▶ _Your instructions_:
In the records below, reproduce exactly the lines from the one containing "What matplotlib code" through the one containing "import matplotlib.pyplot as plt", both included, and omit the pictures.
┌────────
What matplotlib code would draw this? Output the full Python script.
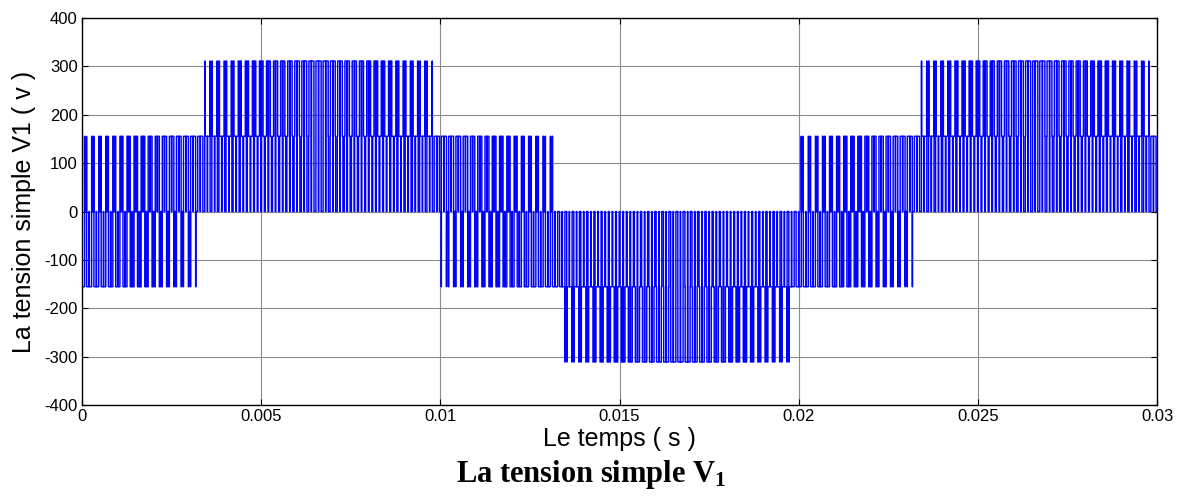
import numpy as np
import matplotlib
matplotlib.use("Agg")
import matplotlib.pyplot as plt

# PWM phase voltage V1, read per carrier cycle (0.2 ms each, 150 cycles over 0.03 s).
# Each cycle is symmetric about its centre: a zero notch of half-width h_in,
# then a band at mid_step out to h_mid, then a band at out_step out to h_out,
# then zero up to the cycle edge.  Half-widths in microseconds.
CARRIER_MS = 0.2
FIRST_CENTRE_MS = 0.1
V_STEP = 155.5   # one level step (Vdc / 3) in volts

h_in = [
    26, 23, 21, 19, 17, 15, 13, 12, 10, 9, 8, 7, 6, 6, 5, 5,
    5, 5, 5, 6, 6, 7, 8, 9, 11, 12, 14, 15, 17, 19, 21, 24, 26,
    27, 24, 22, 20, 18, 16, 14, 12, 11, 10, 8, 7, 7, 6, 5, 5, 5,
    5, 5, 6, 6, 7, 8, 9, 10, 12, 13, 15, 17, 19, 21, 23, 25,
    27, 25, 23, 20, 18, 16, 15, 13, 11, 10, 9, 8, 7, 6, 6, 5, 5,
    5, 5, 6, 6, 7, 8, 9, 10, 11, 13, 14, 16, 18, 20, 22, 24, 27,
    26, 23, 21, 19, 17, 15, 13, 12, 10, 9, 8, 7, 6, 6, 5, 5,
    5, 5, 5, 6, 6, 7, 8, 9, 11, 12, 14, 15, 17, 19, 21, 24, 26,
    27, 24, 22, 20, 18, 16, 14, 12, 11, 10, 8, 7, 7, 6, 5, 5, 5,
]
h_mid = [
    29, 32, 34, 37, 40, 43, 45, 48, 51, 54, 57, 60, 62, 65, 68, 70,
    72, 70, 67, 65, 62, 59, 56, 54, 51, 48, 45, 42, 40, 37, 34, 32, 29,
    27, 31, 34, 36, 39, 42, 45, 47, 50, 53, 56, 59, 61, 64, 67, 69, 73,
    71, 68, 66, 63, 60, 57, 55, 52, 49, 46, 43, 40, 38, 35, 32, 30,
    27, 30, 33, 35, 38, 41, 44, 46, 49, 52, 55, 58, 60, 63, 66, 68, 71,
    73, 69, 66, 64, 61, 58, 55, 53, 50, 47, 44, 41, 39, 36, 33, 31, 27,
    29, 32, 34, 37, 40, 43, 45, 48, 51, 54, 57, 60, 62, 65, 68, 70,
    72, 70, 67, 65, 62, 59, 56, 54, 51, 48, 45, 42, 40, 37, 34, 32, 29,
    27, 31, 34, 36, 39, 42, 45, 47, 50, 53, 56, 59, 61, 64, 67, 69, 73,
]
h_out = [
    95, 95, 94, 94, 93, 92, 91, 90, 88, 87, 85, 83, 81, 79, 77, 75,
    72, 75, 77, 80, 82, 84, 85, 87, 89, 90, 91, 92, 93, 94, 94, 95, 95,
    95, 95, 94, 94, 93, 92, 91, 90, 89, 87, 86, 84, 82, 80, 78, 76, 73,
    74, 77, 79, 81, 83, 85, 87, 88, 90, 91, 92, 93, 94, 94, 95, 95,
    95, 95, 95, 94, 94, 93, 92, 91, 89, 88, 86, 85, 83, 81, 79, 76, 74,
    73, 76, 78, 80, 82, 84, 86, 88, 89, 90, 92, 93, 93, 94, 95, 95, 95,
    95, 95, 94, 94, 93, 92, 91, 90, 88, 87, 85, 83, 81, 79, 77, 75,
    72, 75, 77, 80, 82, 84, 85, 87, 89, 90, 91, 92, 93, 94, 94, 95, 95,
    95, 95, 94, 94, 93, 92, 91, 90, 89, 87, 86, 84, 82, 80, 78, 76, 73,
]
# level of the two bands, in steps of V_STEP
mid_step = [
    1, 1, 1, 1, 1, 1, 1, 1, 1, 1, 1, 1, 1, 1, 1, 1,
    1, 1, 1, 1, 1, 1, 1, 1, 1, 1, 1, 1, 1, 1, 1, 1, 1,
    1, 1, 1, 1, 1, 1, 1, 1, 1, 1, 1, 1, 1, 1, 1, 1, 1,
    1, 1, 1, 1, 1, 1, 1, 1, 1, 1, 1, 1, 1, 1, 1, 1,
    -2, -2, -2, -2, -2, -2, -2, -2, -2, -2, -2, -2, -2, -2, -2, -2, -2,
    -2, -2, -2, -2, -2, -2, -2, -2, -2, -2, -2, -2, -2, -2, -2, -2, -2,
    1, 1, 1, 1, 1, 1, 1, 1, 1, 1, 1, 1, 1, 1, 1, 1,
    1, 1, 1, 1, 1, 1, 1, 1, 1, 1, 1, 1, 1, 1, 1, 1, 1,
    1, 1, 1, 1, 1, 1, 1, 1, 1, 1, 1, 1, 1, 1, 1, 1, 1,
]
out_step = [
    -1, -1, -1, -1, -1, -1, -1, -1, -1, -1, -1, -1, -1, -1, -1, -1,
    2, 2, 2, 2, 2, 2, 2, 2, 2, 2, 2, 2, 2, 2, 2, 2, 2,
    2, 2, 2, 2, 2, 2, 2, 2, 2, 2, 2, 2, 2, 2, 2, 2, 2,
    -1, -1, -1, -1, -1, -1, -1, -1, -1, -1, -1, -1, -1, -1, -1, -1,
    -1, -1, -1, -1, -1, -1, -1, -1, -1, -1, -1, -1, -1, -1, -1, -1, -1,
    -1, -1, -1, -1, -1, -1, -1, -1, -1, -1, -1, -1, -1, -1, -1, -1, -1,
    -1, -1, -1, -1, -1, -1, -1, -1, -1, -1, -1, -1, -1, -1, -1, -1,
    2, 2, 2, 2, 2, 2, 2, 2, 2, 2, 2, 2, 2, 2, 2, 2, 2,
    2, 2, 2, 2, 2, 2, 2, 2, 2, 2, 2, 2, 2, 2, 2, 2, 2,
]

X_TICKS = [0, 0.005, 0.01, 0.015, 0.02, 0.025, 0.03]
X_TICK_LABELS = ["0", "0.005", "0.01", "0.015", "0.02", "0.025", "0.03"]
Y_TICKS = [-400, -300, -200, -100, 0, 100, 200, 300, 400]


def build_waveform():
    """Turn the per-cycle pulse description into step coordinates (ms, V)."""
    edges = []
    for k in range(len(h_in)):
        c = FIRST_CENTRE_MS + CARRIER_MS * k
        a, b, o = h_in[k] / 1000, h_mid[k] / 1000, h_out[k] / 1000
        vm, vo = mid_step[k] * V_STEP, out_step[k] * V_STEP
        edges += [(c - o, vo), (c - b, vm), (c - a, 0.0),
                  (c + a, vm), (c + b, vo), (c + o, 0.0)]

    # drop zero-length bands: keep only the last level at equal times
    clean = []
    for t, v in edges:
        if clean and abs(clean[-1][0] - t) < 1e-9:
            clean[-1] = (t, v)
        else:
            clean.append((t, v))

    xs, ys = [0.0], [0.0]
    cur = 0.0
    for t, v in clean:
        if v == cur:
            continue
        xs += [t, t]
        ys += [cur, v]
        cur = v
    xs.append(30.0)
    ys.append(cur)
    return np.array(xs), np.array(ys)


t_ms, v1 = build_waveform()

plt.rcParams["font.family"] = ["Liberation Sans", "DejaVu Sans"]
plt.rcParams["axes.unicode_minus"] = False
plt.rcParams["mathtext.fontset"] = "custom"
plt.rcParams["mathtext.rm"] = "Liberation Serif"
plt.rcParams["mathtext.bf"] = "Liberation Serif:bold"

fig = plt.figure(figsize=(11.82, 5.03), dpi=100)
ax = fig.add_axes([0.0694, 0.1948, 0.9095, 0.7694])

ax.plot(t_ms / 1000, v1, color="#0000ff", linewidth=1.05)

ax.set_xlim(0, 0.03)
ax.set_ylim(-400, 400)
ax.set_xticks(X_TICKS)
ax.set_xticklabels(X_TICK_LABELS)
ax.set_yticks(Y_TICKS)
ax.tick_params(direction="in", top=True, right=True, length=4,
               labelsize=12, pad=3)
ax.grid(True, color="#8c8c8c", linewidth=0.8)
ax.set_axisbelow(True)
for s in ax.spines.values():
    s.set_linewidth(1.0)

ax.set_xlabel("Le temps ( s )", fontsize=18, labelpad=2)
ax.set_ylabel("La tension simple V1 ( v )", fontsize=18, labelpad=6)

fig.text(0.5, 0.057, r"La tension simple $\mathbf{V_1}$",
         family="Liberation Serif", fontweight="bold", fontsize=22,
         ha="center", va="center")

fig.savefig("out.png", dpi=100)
└────────
┌────────
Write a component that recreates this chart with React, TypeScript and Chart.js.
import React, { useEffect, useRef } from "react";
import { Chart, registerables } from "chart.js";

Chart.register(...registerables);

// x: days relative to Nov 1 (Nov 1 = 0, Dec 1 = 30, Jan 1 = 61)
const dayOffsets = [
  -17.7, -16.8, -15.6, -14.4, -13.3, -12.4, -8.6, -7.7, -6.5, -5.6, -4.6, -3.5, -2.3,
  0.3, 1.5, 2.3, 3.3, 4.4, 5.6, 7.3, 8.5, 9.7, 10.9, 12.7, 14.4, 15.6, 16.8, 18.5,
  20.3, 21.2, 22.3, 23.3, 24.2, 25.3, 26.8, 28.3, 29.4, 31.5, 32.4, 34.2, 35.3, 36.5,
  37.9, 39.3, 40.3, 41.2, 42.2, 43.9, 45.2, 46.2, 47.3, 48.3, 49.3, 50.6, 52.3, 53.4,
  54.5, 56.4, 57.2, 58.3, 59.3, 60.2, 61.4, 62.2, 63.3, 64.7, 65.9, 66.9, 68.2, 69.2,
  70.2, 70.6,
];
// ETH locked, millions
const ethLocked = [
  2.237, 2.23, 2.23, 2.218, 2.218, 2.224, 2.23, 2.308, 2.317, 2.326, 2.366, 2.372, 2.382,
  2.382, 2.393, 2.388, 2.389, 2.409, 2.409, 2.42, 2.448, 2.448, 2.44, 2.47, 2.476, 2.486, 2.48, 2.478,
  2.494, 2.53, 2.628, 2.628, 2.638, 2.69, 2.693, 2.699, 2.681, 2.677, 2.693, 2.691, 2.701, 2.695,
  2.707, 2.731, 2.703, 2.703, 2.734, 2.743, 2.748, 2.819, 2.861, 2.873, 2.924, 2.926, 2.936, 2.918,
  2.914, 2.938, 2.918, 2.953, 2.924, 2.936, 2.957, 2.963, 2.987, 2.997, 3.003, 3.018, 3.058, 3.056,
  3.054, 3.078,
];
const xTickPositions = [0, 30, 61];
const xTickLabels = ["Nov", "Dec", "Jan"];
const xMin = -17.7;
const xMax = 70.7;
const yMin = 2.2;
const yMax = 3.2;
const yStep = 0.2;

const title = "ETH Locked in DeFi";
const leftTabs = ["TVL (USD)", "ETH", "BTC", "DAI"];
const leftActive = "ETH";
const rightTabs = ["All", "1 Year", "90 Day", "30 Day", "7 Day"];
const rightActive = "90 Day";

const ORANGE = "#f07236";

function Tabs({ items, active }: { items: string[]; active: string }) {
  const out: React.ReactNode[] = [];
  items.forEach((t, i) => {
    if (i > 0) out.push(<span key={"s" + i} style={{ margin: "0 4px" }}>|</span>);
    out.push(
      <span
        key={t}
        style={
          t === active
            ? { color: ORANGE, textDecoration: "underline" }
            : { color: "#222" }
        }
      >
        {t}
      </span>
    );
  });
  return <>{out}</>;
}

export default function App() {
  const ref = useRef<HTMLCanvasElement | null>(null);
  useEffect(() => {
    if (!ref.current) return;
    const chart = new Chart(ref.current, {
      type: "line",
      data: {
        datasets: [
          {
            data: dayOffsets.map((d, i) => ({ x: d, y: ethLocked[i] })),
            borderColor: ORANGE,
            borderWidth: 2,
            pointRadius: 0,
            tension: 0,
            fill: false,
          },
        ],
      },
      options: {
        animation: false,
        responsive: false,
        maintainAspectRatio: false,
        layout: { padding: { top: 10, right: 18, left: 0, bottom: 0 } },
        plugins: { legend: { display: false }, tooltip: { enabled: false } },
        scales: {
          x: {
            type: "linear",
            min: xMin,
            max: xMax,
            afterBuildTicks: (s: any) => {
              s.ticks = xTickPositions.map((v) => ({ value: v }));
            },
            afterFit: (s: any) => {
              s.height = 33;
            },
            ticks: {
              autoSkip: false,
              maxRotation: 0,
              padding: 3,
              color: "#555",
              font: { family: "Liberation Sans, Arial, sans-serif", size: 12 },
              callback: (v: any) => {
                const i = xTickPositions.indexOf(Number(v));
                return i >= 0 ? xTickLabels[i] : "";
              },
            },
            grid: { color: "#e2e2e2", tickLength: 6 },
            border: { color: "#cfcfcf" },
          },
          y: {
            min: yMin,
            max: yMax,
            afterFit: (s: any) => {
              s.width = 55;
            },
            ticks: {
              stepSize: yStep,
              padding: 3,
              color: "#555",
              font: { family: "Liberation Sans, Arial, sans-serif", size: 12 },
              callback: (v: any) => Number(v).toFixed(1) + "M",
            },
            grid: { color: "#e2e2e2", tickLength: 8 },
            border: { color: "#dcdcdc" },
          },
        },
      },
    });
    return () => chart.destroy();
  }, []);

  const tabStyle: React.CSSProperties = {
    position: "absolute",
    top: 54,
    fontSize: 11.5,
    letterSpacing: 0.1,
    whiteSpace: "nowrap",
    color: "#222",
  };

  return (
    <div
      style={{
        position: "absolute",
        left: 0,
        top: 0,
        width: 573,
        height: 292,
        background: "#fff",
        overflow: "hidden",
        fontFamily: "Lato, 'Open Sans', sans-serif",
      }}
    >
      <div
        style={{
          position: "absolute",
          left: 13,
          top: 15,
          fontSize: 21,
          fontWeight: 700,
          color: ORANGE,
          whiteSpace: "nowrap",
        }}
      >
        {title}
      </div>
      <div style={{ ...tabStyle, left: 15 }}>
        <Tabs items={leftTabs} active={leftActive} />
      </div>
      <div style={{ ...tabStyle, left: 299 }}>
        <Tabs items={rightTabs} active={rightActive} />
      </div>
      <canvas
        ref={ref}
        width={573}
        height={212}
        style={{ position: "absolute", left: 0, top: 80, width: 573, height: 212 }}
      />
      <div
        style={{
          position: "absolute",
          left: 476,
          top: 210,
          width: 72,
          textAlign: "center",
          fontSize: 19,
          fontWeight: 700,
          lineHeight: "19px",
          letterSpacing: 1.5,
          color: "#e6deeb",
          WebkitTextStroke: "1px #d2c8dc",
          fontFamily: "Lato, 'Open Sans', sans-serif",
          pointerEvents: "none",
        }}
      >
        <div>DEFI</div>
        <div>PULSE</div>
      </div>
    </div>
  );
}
└────────
▶ _Solution to this exercise_:
What matplotlib code would draw this? Output the full Python script.
import numpy as np
import matplotlib
matplotlib.use("Agg")
import matplotlib.pyplot as plt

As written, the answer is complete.